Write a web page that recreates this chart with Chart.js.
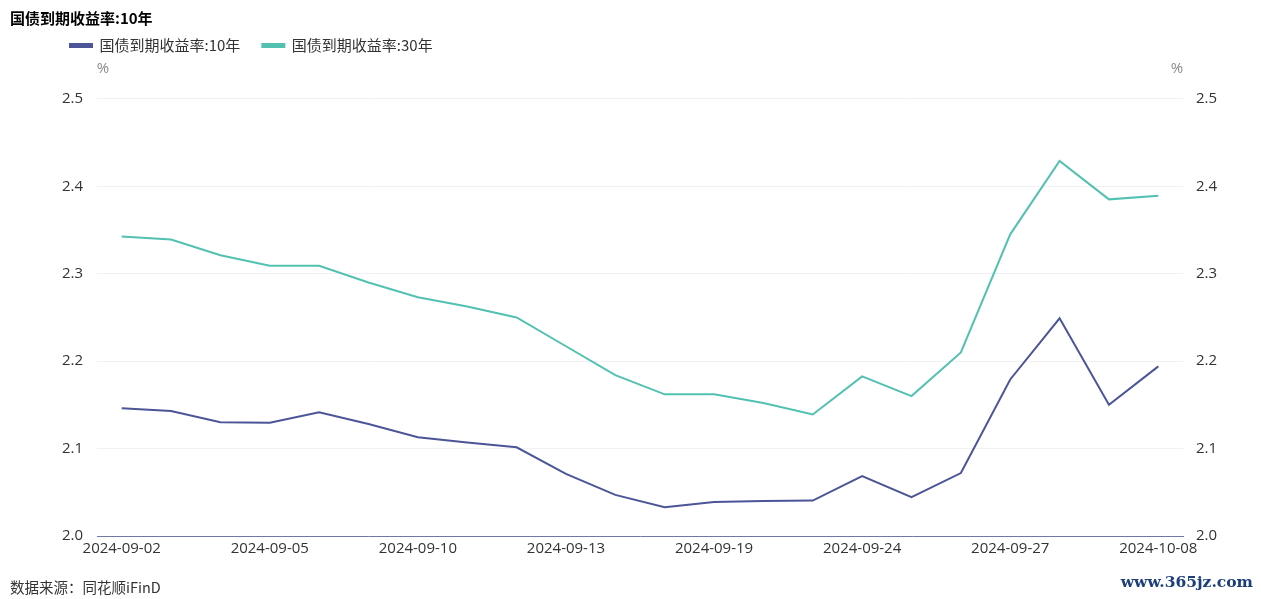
...
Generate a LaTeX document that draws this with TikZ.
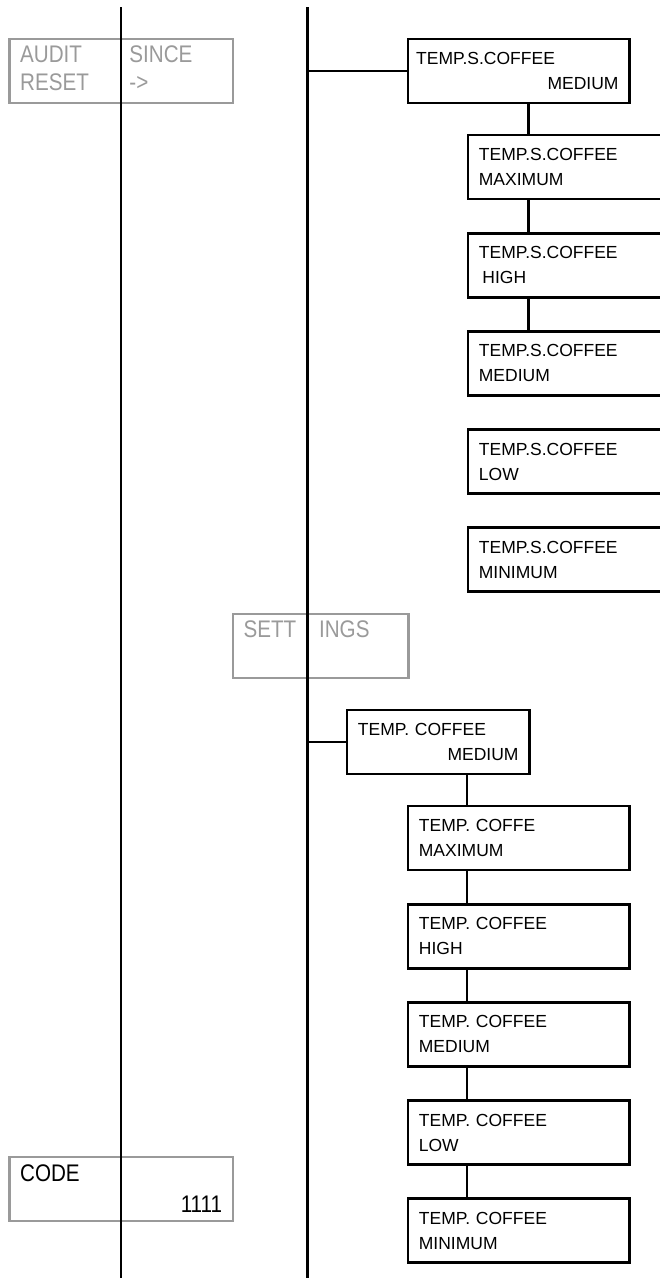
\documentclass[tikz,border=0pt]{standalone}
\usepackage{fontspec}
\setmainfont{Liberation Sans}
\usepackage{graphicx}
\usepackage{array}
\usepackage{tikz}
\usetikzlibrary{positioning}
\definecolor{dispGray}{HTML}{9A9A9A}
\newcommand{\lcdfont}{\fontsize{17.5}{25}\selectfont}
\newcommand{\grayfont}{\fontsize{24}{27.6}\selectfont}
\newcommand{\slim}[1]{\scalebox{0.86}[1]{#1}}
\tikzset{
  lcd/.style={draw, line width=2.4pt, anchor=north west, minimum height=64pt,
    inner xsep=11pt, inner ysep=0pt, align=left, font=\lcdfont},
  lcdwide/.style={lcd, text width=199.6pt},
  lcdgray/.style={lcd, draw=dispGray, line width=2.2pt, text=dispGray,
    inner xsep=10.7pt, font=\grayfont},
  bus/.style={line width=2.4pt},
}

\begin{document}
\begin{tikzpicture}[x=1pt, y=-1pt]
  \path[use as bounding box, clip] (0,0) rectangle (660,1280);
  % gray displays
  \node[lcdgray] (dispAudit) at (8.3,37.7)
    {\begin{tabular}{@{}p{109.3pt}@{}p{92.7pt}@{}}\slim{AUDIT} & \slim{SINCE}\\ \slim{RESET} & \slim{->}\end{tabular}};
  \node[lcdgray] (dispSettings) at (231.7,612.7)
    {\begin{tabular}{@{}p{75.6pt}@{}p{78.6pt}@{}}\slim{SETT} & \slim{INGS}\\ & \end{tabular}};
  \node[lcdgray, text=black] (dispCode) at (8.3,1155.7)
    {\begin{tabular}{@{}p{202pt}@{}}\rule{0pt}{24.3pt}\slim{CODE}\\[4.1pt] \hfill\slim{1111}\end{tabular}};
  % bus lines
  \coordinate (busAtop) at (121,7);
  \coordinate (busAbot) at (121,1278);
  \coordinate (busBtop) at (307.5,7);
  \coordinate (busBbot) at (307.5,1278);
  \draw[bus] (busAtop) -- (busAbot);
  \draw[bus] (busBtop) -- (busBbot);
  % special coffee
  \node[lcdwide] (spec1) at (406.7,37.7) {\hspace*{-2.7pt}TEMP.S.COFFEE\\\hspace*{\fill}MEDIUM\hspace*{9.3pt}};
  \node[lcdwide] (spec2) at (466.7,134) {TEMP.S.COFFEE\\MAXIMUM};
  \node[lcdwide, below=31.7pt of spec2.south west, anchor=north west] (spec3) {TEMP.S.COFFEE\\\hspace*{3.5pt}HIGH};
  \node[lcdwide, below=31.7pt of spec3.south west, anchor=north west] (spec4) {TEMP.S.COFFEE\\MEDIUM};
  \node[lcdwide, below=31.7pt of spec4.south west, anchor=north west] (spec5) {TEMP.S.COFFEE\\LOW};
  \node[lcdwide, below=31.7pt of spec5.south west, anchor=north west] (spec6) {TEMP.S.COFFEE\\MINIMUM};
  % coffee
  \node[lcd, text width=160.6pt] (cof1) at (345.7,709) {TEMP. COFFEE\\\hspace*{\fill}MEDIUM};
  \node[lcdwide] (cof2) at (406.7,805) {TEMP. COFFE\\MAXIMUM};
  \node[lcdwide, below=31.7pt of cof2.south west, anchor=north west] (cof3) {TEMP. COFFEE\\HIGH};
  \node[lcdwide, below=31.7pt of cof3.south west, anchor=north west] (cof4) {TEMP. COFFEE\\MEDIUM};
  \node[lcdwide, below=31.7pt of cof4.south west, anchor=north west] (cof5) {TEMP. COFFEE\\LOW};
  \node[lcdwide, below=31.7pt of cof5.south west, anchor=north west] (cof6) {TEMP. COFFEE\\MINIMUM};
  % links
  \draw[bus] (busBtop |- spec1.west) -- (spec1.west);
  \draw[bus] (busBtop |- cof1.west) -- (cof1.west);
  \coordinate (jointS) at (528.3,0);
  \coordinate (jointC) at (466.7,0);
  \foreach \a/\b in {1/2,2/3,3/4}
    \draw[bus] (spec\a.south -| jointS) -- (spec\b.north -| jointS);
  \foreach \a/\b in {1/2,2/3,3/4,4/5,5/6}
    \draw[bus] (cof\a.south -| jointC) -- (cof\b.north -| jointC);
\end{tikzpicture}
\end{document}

## Given task
The word "that" appears in how many lines of the records? Give the number only.

## Written response
2